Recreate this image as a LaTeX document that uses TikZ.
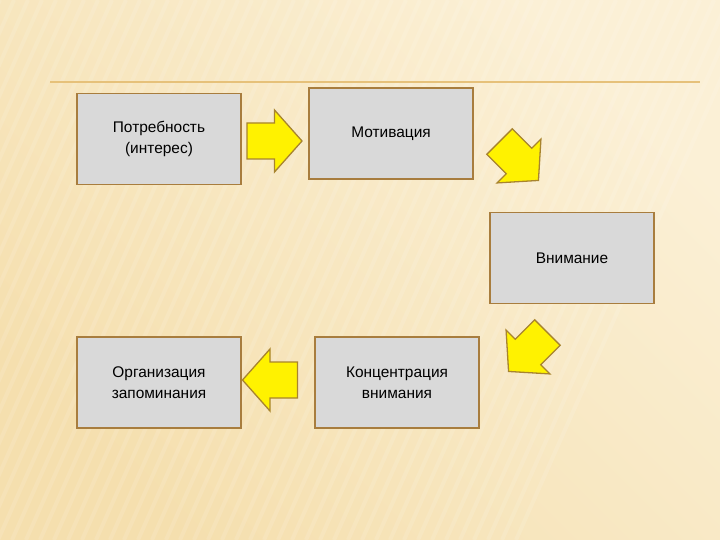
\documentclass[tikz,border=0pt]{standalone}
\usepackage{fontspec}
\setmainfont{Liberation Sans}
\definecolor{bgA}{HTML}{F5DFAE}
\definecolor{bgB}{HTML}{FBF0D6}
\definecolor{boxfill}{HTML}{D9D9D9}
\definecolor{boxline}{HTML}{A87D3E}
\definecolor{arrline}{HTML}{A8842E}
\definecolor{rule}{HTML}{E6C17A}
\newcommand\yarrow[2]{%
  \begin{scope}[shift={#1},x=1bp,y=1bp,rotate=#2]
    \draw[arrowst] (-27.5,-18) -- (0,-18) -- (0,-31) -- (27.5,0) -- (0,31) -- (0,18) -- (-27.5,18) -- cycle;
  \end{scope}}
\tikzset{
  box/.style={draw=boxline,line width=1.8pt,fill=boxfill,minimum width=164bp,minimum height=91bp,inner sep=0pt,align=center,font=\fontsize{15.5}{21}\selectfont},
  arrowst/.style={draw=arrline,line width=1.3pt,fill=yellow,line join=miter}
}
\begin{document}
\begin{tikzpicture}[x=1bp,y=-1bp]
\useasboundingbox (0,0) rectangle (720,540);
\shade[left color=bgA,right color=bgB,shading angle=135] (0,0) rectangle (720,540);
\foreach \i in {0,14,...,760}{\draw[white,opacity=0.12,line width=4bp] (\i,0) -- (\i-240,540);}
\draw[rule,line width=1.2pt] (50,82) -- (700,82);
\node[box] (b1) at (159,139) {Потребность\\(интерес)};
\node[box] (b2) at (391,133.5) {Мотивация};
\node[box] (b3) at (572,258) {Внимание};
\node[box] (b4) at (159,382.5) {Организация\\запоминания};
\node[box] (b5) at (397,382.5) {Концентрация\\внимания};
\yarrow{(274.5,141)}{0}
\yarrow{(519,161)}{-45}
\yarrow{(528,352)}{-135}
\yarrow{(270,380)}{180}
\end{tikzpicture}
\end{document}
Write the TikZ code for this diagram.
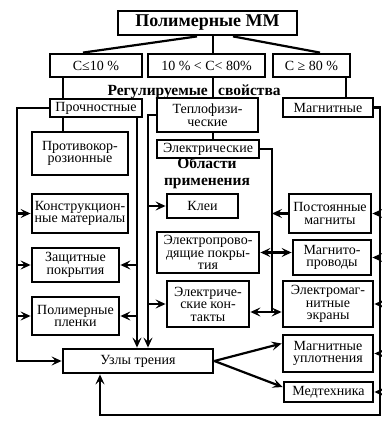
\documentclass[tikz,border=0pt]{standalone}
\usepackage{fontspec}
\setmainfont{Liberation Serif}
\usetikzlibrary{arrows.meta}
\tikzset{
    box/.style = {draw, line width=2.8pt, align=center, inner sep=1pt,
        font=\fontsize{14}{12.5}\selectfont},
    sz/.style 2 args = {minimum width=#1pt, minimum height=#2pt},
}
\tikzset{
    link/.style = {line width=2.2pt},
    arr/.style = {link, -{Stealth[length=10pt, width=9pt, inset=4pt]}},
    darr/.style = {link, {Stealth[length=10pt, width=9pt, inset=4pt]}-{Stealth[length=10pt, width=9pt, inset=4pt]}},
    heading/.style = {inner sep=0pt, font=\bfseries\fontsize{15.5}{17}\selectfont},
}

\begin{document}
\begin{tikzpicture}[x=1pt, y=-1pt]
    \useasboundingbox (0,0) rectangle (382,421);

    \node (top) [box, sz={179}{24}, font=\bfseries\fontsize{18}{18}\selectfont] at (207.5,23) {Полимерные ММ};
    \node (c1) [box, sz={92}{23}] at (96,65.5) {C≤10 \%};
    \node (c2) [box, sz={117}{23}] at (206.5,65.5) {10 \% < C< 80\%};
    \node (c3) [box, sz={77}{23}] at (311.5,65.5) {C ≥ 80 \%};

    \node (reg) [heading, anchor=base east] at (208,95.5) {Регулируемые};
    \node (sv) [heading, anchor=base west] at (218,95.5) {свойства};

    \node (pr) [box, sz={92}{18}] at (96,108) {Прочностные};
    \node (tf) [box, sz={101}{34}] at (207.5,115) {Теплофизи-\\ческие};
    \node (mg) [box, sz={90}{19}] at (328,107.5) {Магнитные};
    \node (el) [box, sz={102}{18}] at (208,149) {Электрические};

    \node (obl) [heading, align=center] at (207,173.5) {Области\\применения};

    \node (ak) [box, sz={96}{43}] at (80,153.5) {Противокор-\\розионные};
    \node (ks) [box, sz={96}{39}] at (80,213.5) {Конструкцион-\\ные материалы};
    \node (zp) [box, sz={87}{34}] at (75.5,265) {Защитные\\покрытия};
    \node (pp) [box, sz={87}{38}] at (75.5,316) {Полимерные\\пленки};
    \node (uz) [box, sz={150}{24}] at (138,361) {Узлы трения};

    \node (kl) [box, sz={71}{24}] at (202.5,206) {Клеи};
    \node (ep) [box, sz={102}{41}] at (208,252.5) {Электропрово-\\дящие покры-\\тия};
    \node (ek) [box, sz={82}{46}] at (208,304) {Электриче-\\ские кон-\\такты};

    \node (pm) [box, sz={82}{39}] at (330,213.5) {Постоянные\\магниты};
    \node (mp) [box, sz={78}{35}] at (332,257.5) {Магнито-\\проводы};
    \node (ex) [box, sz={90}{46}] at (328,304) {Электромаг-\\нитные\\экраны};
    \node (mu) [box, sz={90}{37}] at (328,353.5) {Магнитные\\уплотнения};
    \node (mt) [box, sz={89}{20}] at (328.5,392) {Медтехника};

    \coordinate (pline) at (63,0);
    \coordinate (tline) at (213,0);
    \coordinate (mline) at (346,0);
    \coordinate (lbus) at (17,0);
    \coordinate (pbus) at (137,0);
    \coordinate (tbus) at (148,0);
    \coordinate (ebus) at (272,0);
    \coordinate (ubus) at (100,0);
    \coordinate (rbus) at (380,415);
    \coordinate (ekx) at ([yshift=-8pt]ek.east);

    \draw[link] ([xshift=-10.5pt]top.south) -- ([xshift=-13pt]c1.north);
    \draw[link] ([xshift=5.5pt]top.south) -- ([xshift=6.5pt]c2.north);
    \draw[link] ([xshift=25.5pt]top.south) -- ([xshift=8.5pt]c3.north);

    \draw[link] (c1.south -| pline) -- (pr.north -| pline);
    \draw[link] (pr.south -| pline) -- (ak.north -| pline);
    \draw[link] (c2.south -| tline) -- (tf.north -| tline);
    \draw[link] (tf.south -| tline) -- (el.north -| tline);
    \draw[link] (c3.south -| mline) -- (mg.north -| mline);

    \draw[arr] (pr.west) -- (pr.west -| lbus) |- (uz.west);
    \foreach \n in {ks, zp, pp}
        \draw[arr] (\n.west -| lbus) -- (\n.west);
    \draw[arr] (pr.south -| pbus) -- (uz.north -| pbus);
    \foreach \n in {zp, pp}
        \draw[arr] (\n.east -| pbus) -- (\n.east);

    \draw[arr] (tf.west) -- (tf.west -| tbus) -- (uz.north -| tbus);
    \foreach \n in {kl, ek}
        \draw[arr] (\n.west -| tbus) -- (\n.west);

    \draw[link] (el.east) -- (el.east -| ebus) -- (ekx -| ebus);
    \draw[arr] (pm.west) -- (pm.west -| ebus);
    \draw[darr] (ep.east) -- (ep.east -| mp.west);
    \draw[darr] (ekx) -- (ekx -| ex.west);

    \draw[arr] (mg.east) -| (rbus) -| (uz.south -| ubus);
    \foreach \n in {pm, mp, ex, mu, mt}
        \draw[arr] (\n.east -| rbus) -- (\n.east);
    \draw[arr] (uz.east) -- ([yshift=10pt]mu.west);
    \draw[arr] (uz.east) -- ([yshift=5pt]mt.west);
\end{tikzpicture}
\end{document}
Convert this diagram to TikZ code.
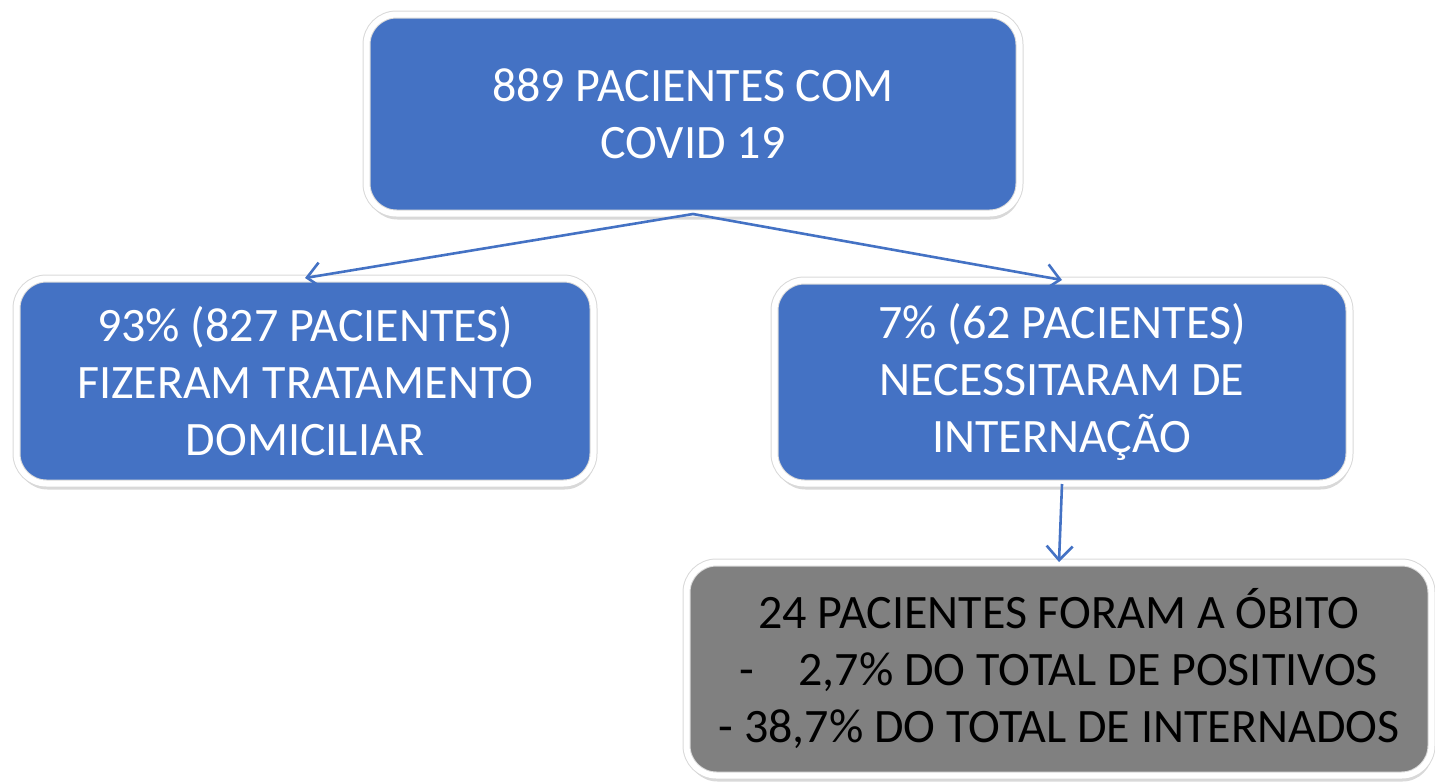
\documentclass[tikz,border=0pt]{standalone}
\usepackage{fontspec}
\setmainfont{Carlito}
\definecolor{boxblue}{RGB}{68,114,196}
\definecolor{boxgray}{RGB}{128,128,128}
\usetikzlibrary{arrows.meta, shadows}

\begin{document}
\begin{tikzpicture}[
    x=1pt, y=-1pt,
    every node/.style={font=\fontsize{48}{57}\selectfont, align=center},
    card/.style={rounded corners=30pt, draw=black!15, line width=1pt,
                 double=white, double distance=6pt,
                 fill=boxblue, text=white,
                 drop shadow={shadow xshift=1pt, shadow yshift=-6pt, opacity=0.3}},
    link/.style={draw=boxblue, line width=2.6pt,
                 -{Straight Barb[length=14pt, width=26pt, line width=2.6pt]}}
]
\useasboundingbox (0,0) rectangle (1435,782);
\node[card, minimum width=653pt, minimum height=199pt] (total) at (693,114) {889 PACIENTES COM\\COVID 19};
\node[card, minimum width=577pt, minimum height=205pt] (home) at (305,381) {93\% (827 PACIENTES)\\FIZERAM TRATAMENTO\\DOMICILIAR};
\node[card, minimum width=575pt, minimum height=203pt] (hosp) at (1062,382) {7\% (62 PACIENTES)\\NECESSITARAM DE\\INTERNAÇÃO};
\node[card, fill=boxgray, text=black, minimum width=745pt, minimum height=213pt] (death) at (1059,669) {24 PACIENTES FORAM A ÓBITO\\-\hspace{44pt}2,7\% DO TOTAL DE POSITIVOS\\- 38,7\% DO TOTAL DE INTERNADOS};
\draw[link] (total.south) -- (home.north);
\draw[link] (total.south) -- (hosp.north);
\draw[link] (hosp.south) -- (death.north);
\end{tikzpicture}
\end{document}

◇ ◇ ◇

_DO THIS_
Find each line with the string "code" and copy it out.

_OUTPUT FOR THIS EXERCISE_
Write the TikZ code for this diagram.
Convert this diagram to TikZ code.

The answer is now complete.